Положение Салтыкова было не лучше. Напротив, значительно труднее. Изображение многих драматических событий русской действительности было для него, подцензурного писателя революционно-демократического лагеря, недоступно, хотя и общественный темперамент и совесть диктовали необходимость выступления по этим животрепещущим вопросам.
Однако та "принципиальная почва", которую он никогда не покидал, давала ему возможность, обращаясь даже к "легальным" явлениям, так сопоставлять и творчески преображать их, чтобы из россыпи разрозненных фактов возникла трезвая картина жизни, содержащая в себе бескомпромиссный приговор самодержавному строю.

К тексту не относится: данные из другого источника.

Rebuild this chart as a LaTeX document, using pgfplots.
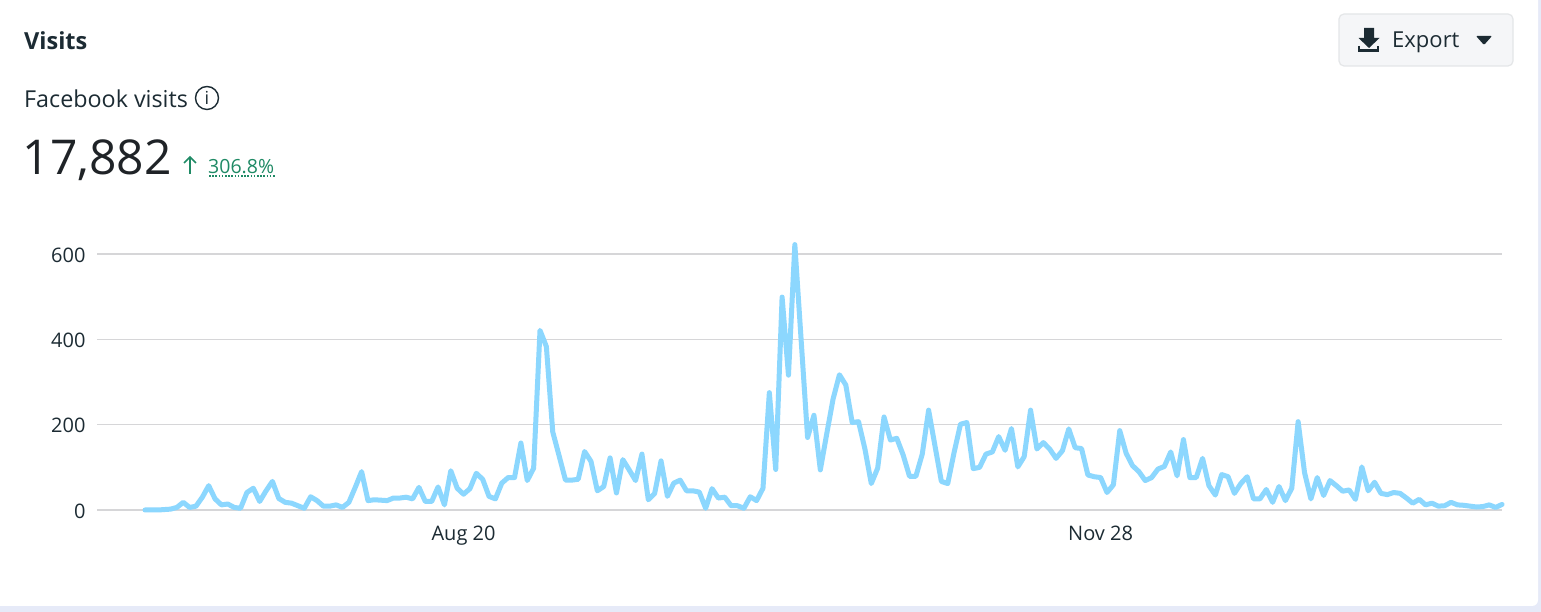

Так, скандальное "мясниковское дело", фигурировавшее во всех газетах, послужило сюжетной основой для "сна" провинциала.
Но Салтыков глубоко обобщил все происшедшее на процессе. Он не видел в этом деле "невинно пострадавшихх". Ни откупщик Беляев, ни Караганов, ни Мясниковы не являлись для писателя каким-либо исключением: в них просто наиболее резким образом выявились черты беспринципной погони за наживой, и оправдание преступников выглядело в его глазах как солидарность хищников между собой.
Салтыков остроумно воспользовался прозвучавшей в речи прокурора апелляцией к "суду общественной совести" в противовес "суду общественного мнения". Он увидел в этом возможность показать истинное лицо тогдашнего общества, освобожденное от лицемерно соблюдаемых приличий. "Странные вопросы", которые предлагаются в сновидении провинциала на разрешение присяжных – "согласно ли с обстоятельствами дела" поступил Прокоп и не поступили бы точно так же истцы, родственники покойного, предельно обнажают ту точку зрения, с которой взирает общество "хищников" и "ташкентцев" на происшедшее.